When the curtain rises on the Lyric Opera's new production of Mozart's The Magic Flute, directed by Neil Armfield and with set by Dale Ferguson, we see not fantastic dragons or enchanted landscapes but something far more mythical: a big, white-panelled house, with glimpses (as it rotates) of copper cookware in the kitchen and children running in the yard. It's the American Dream. Revisionist stagings of classic operas tend toward alienation effects, but this one goes all-in on the opposite: it's a rare concept that reaches for the heartstrings, and tugs hard.

The set returns us to what looks like the 1960s, but it's also politically current. According to the program, the production is set in a "backyard near you", projecting the universal locus of childhood as predominantly white, suburban and middle-class. The '60s are one of those decades in American history that the President-elect was thinking of when he decided to “make the country great again”, and the feeling that the set wants to evoke relies on the same foggy fantasy that the slogan promises.
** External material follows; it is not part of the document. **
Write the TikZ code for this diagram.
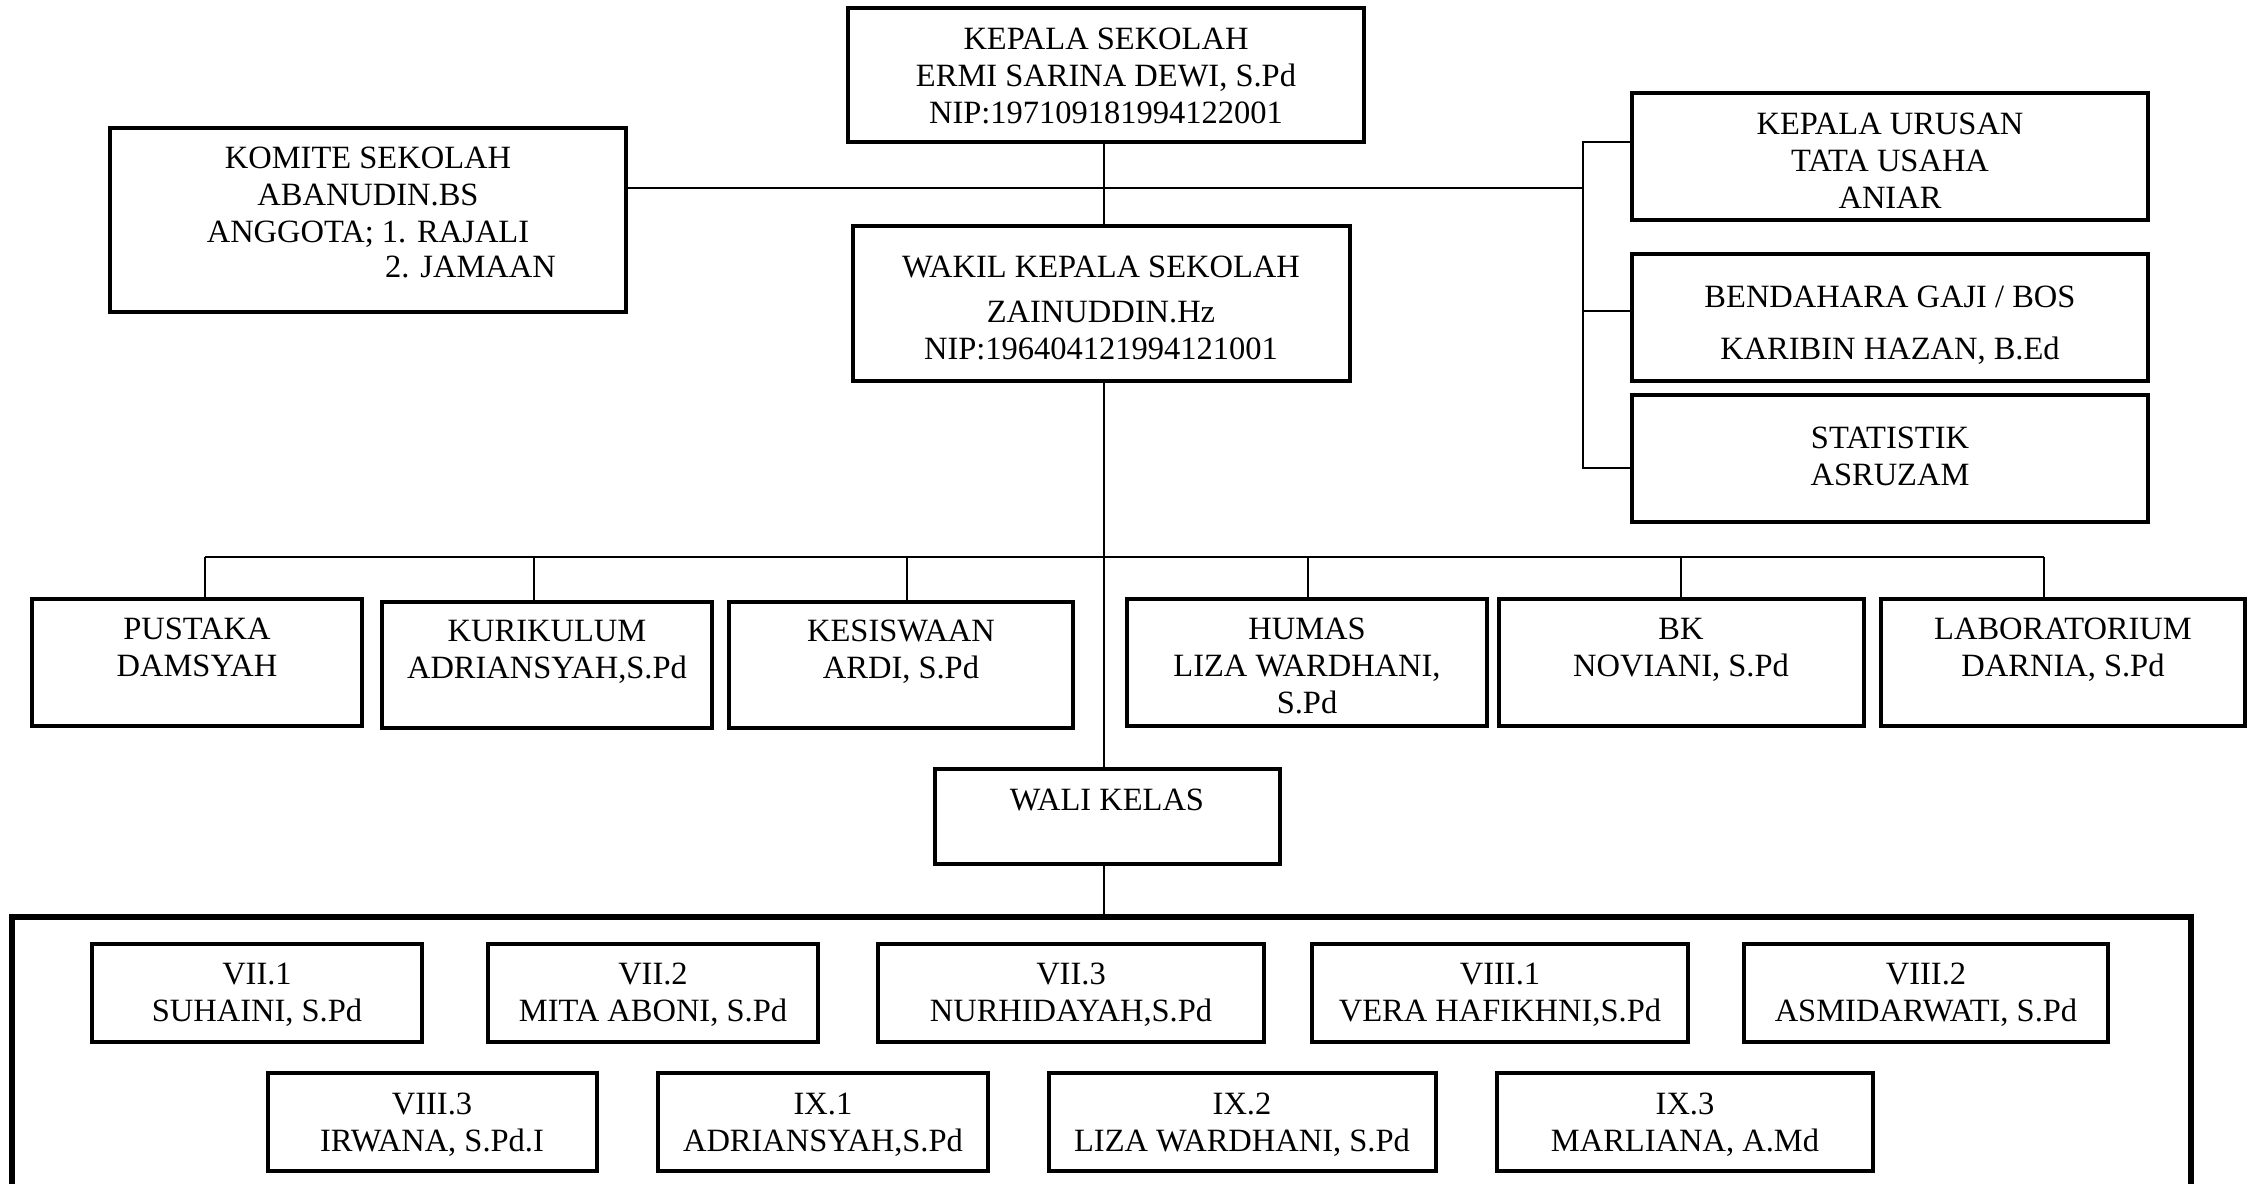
\documentclass[tikz,border=0pt]{standalone}
\usepackage{fontspec}
\setmainfont{Liberation Serif}
\usetikzlibrary{fit}
\newcommand\obox[5]{\node[box, fit={(#2,#3) (#4,#5)}] (#1) {};}
\begin{document}
\begin{tikzpicture}[x=1pt,y=-1pt,
  every node/.style={font=\fontsize{32.5}{37}\selectfont},
  box/.style={draw, line width=4pt, inner sep=0pt},
  txt/.style={inner sep=0pt, align=center, anchor=north},
  conn/.style={line width=2pt},
  frameline/.style={line width=5.5pt}]
\useasboundingbox (0,0) rectangle (2253,1184);

% top boxes
\obox{kep}{848}{8}{1364}{142}
\node[txt] (kept) at (1106,28) {KEPALA SEKOLAH\\ERMI SARINA DEWI, S.Pd\\NIP:197109181994122001};
\obox{kom}{110}{128}{626}{312}
\node[txt] (komt) at (368,147) {KOMITE SEKOLAH\\ABANUDIN.BS\\ANGGOTA; 1. RAJALI};
\node[inner sep=0pt, anchor=north west] (komj) at (385,256) {2. JAMAAN};
\obox{wak}{853}{226}{1350}{381}
\node[txt] (wakt) at (1101,256) {WAKIL KEPALA SEKOLAH\\[8pt]ZAINUDDIN.Hz\\NIP:196404121994121001};
\obox{ku}{1632}{93}{2148}{220}
\node[txt] (kut) at (1890,113) {KEPALA URUSAN\\TATA USAHA\\ANIAR};
\obox{ben}{1632}{254}{2148}{381}
\node[txt] (bent) at (1890,286) {BENDAHARA GAJI / BOS\\[15pt]KARIBIN HAZAN, B.Ed};
\obox{sta}{1632}{395}{2148}{522}
\node[txt] (stat) at (1890,427) {STATISTIK\\ASRUZAM};

% middle row
\obox{pus}{32}{599}{362}{726}
\node[txt] (pust) at (197,618) {PUSTAKA\\DAMSYAH};
\obox{kur}{382}{602}{712}{728}
\node[txt] (kurt) at (547,620) {KURIKULUM\\ADRIANSYAH,S.Pd};
\obox{kes}{729}{602}{1073}{728}
\node[txt] (kest) at (901,620) {KESISWAAN\\ARDI, S.Pd};
\obox{hum}{1127}{599}{1487}{726}
\node[txt] (humt) at (1307,618) {HUMAS\\LIZA WARDHANI,\\S.Pd};
\obox{bk}{1499}{599}{1864}{726}
\node[txt] (bkt) at (1681,618) {BK\\NOVIANI, S.Pd};
\obox{lab}{1881}{599}{2245}{726}
\node[txt] (labt) at (2063,618) {LABORATORIUM\\DARNIA, S.Pd};

% wali kelas
\obox{wali}{935}{769}{1280}{864}
\node[txt] (walit) at (1107,789) {WALI KELAS};

% frame (open at bottom)
\coordinate (fbl) at (12,1184);
\coordinate (ftl) at (12,917);
\coordinate (ftr) at (2191,917);
\coordinate (fbr) at (2191,1184);
\draw[frameline] (fbl) -- (ftl) -- (ftr) -- (fbr);

% classes row 1
\obox{c71}{92}{944}{422}{1042}
\node[txt] (c71t) at (257,963) {VII.1\\SUHAINI, S.Pd};
\obox{c72}{488}{944}{818}{1042}
\node[txt] (c72t) at (653,963) {VII.2\\MITA ABONI, S.Pd};
\obox{c73}{878}{944}{1264}{1042}
\node[txt] (c73t) at (1071,963) {VII.3\\NURHIDAYAH,S.Pd};
\obox{c81}{1312}{944}{1688}{1042}
\node[txt] (c81t) at (1500,963) {VIII.1\\VERA HAFIKHNI,S.Pd};
\obox{c82}{1744}{944}{2108}{1042}
\node[txt] (c82t) at (1926,963) {VIII.2\\ASMIDARWATI, S.Pd};
% classes row 2
\obox{c83}{268}{1073}{597}{1171}
\node[txt] (c83t) at (432,1093) {VIII.3\\IRWANA, S.Pd.I};
\obox{c91}{658}{1073}{988}{1171}
\node[txt] (c91t) at (823,1093) {IX.1\\ADRIANSYAH,S.Pd};
\obox{c92}{1049}{1073}{1436}{1171}
\node[txt] (c92t) at (1242,1093) {IX.2\\LIZA WARDHANI, S.Pd};
\obox{c93}{1497}{1073}{1873}{1171}
\node[txt] (c93t) at (1685,1093) {IX.3\\MARLIANA, A.Md};

% connectors
\coordinate (vx) at (1104,0);
\draw[conn] (kep.south -| vx) -- (wak.north -| vx);
\coordinate (h2) at (1583,188);
\draw[conn] (kom.east |- h2) -- (h2);
\coordinate (b1) at (1583,142);
\coordinate (b2) at (1583,311);
\coordinate (b3) at (1583,468);
\draw[conn] (ku.west |- b1) -- (b1) -- (b3) -- (sta.west |- b3);
\draw[conn] (b2) -- (ben.west |- b2);
\draw[conn] (wak.south -| vx) -- (wali.north -| vx);
\draw[conn] (wali.south -| vx) -- (ftl -| vx);
% bar to middle row
\coordinate (t1) at (205,557);
\coordinate (t2) at (534,557);
\coordinate (t3) at (907,557);
\coordinate (t4) at (1308,557);
\coordinate (t5) at (1681,557);
\coordinate (t6) at (2044,557);
\draw[conn] (t1) -- (t6);
\draw[conn] (t1) -- (t1 |- pus.north);
\draw[conn] (t2) -- (t2 |- kur.north);
\draw[conn] (t3) -- (t3 |- kes.north);
\draw[conn] (t4) -- (t4 |- hum.north);
\draw[conn] (t5) -- (t5 |- bk.north);
\draw[conn] (t6) -- (t6 |- lab.north);
\end{tikzpicture}
\end{document}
The premise is that the opera's story is a backyard play (put on ostensibly for children and their families). Adults gather obediently on lawn chairs, which face a makeshift stage that sees processions of all stripes of adorable animal. At this point in the opera, the set's de-dramatization feels refreshingly honest: the ridiculous and simplistic tale of the evil witch, the prince and the maiden is rightfully returned to the arena of children's games, and adults look on indulgently, with a wink.

But then, around the time that the opera's hapless heroes stumble upon Sarastro's domain, the lawn chairs have disappeared and the children are nowhere to be seen. Instead, the parents re-emerge in full costume as Sarastro's followers. Here we are faced with the obvious question: is this still a play, and if so, who is it for? The cuteness of the backyard production feels very distant now; it is as if the adults now fully believe what their children had only played at.

Read this way, the production seems to issue a warning about how seriously, or unseriously, one accepts the difficult parts of The Magic Flute alongside its pleasures. As is common practise by now, the surtitles did not render the word "Schwarz" that peppers Monostatos's aria of internalised racism, though the opera's deeply sexist structure is not so easy to erase. The disappearance of children from the stage (aside from the three child-spirits) after the opening scenes suggest that the simple binaries and casual violence that structure children's worlds have transferred to the land of grown-ups, who don't realize that the frame of the play has now extended to take in the world. 

The production seems to raise such questions about the myths that still organize the world of adults, though it offers little in the way of answers. What it does offer is a spate of mature and controlled performances, including Andrew Staples' Tamino, sung with a warm, broad tenor, and Pamina, voiced with more brightness and nimbleness by Christiane Karg. Adam Plachekta as Papageno is a great children's entertainer, and is complemented well by Diana Newman in the thankless role of Papagena, which she imbues with every ounce of life she can. Kathryn Lewek sang the Queen of the Night with a vocal force and clarity that could cut diamonds, though some more bodily gesture might have been used for dramatic punctuation.

Rory Macdonald led the Lyric Opera Orchestra with tempi that were mostly on the tight side, though I mostly missed the sense of longer rhythmic planning. After a little warming up, the orchestra found its balance with the singers (some discreet miking in the spoken sections helped), with the strings sounding especially plummy and soft on opening night.